Nouvelle variation sur la question du point de vue, Presence joue habilement avec les renversements, convoquant quelques partis pris déjà abordés, mais en les fusionnant pour une nouvelle approche. Ainsi de l’idée de prendre le point de vue du fantôme (ou, potentiellement, du monstre représentant l’altérité effrayante pour les personnages et le spectateurs), centre du très beau et marquant A Ghost Story de David Lowery, et le combiner au filmage en caméra subjective, procédé de la célèbre ouverture d’Halloween, ou du récent In a Violent Nature.
Soderbergh, qui a toujours apprécié s’offrir, entre deux grosses machines hollywoodiennes, de petites parenthèses conceptuelles, met donc en place un dispositif d’autant plus intéressant dans son exposition qu’il laisse le récit se dévoiler par fragments, obligeant le spectateur à dresser quelques pistes et se perdre dans des suppositions fallacieuses. C’est, en somme, le film qu’aimerait encore pouvoir refaire Shyamalan aujourd’hui. L’écriture reste certes quelque peu lacunaire sur certains points (comment expliquer, par exemple, que le spectre puisse intervenir sur des objets physiques mais se révèle totalement impuissant à agir lorsque la situation devient gravissime ?) et la progression du récit ne manque pas de lourdeur dans les motivations d’un personnage qu’on pourra qualifier de « méchant ». Mais la majeure partie du film se joue à la marge de cet apogée un peu raté.
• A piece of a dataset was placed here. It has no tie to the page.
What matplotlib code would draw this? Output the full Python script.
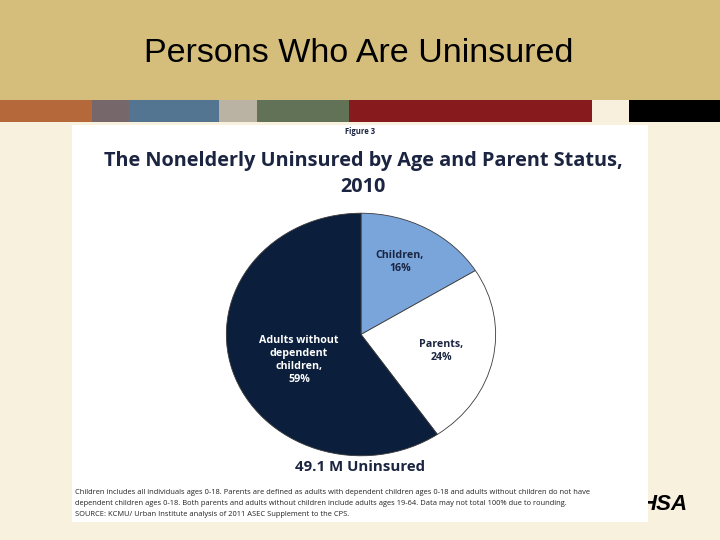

L’essentiel du film consiste surtout à proposer une expérience de voyeurisme, la présence se mouvant d’une pièce à l’autre, observant les conversations et les agissements les plus intimes des occupants. Les plans-séquence filmés à l’ultra grand angle génèrent une immersion étrange, accentuée par la fluidité des mouvements d’une pièce à l’autre, qui déréalisent le regard traditionnel et rendent palpable le flottement spectral. L’exploration méthodique de l’espace et le portrait de la famille forment un intéressant complément à la récente expérience Here de Zemeckis, où le voyeurisme était rivé à un unique plan fixe. L’idée est pourtant identique : capturer l’essence de la vie des occupants, dans laquelle se dessine une angoissante oppression, le portrait d’une famille dévorée par ses non-dits, son culte de la réussite et son incapacité à regarder ses recoins obscurs. L’incarnation de la présence est ainsi le contre champ parfait, une forme de subconscient qui ne demande pas à être vu, mais dévoile à l’observateur tout ce qui se joue sans être assumé, explicité ou avoué par les principaux concernés. La mère (très convaincante Lucy Liu) agressivement accrochée à sa façade et décidée à pulvériser tout ce qui pourrait la maculer, encourage ainsi son fils à la réussite dévoratrice, tout en broyant un père qui se voudrait aimant face à une fille ignorée et tentée par les conduites à risque. Un noyau névrotique comme tant d’autres, où personne ne s’écoute vraiment, et où le silence de l’observateur, rivé au placard ou derrière les vitres, vaut tous les discours.
L’ultime twist parvient sur ce point à racheter les manquements qui précèdent, parce qu’il justifie les biais d’observation, et explique la subjectivité d’une caméra, dont le voyeurisme, les mises au point, et la pudeur occasionnelle révèlent le regard d’un ange gardien phagocyté par la mauvaise conscience, et dont l’empathie rejoint celle du metteur en scène en surplomb.